When Faculty Senate met last month to vote to designate Chicana and Chicano Studies a department, more than 100 people congregated in the hallway waiting anxiously to hear the result of the vote. When it was approved, the crowd erupted in jubilation. No one was happier than Director Irene Vasquez.

“It has been a process that began in 2011 when we developed our strategic plan,” she said. It started with developing the undergraduate program, building a major and then departmentalization. It doesn’t mean that Chicana and Chicano Studies is sitting contently by. “Our next goal is to develop a graduate program,” Vasquez said.

Major and minor players
The major was established in the fall of 2013. “We now have 25 majors and 15 minors. Seven Chicana and Chicano Studies minors are graduating in May. Of the seven, three are applying to graduate school at UNM and elsewhere,” Vasquez said, adding that 40 percent of their students are interested in post-graduate education and 20 percent are interested in professional programs.

Vasquez is quick to note that their growth doesn’t come at the expense of other departments. “We work across campus, cross-listing courses and collaborating, not taking others’ students.”

Chicana and Chicano Studies supporters Daniel Antonio Herrera, New Mexico Land Grant Council; Felipe Gonzales, UNM professor of sociology; and Juan Abeyta, executive director, Center of Southwest Culture.

Departmentalization doesn’t come with extra revenue, but Vasquez and the faculty are planning strategically for a shift in the economic picture. “We need more faculty lines. We have 20 affiliated faculty – a reason we can offer a major. We plan to ask senior faculty to move part of their line from their home department to Chicana and Chicano Studies. If two did that, we could acquire a fulltime faculty member,” she explained, adding that Arts & Sciences Dean Mark Peceny has identified a tenure-track faculty line for the department for 2017.

Existing faculty in Chicana and Chicano Studies all have joint appointments: Vasquez, American studies; Levi Romero, Architecture and Planning; Manuel Garcia y Griego, history; and Michael Trujillo, American studies.

Vasquez created a community advisory board that also includes faculty. “They have been a critical asset in planning and development and in providing support and feedback. They also suggest and plan courses and programs.”

Ethnic studies as a pathway to success
“Our program helps students envision a path to graduate school or a post-baccalaureate program,” she said. Vasquez explained that many students don’t know about ethnic studies programs. “Those who do tend to have leadership skills they use on campus and in the community. Our students are actively engaged,” she said.

Vasquez gives a lot of credit to the faculty. “Chicano Studies faculty see themselves as more than instructors, but also as mentors and advisors. They use their time inside and outside of class to help students succeed.

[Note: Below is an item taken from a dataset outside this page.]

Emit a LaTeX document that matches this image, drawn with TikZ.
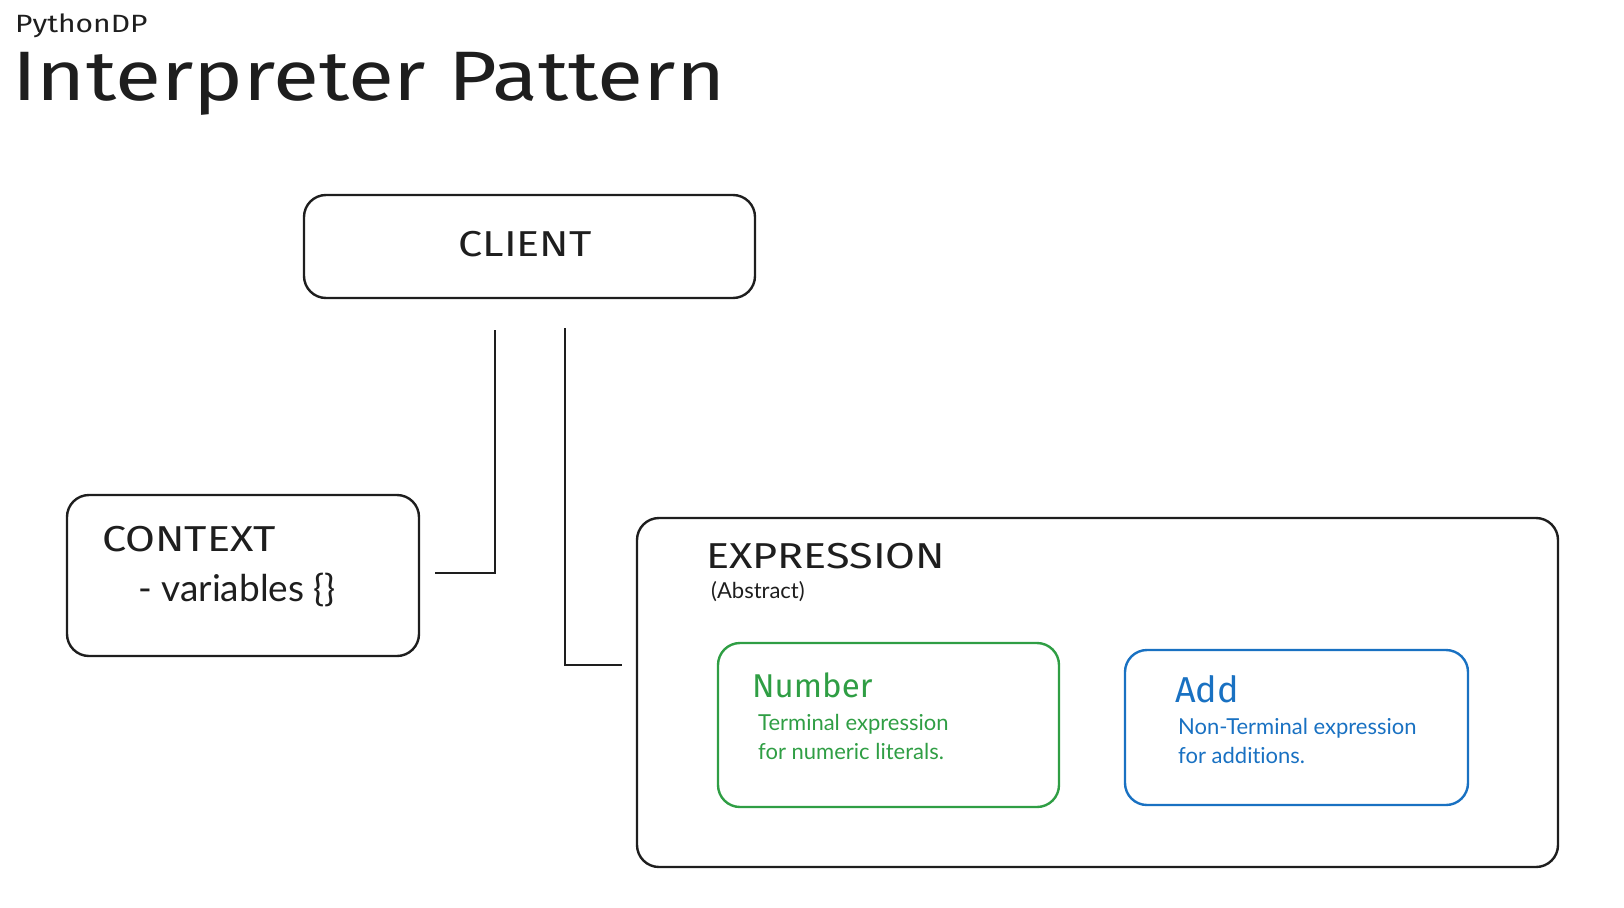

That is the biggest contributing factor to the program's positive outcomes."

Communication, critical thinking and cultural inclusiveness are a part of all the classes. “Those skills strengthen students’ leadership capabilities and confidence. They go into education, law, work for non-profit institutions, government, the arts and business,” she said.

UNM students Ruth Avila and Olivia Romo show their support for Chicana and Chicano Studies.

Olivia Romo: Taoseña poet
Olivia Romo graduated from Taos High School in 2011. This May she is graduating from UNM with a degree in English and Chicana and Chicano Studies. She has already applied to the UNM School of Law, other law schools and to the UNM master’s in fine art (MFA) in rhetoric.

“I was terrified when I first came to UNM. I couldn’t find a sense of community – I’m not an athlete or a sorority girl. I met with Levi [Romero], who helped me see community organizations where I could belong and thrive.  I met Irene. It was huge to have a job, but Chicana and Chicano Studies also became my home. It isn’t just an academic relationship. They understand, empower and push me,” she said.

Romo learned about Taos by leaving it. “I didn’t know New Mexico history. I grew up in Taos and had never heard of the Pueblo Revolt! I didn’t know about Cesar Chavez,” she said, adding that she had good teachers, but the school had no cultural groups for the students.

“Through my family and community, I was immersed in the culture, with the Guadalupanas, penitentes and acequia culture, but the school’s mariachi group had to fundraise to carry on our traditional practices, which are not only important for their education, but for their identity and development,” Romo said. 

Vasquez said that Romo absorbed all she learned and is working with community-based organizations to develop programs for students like her. “We have youth still who feel marginalized. We are not graduating the numbers we should,” she said, adding that that was the intent behind developing ethnic studies programs during the civil rights era.

Blazing a trail
Robert Jefferson, director, Africana Studies, said, “The departmentalization of Chicana and Chicano Studies raised the bar of expectations for all ethnic studies programs here at UNM. As for Africana Studies, we must bring continuity to our course offerings and build capacity so that we can also have similar success in the near future.”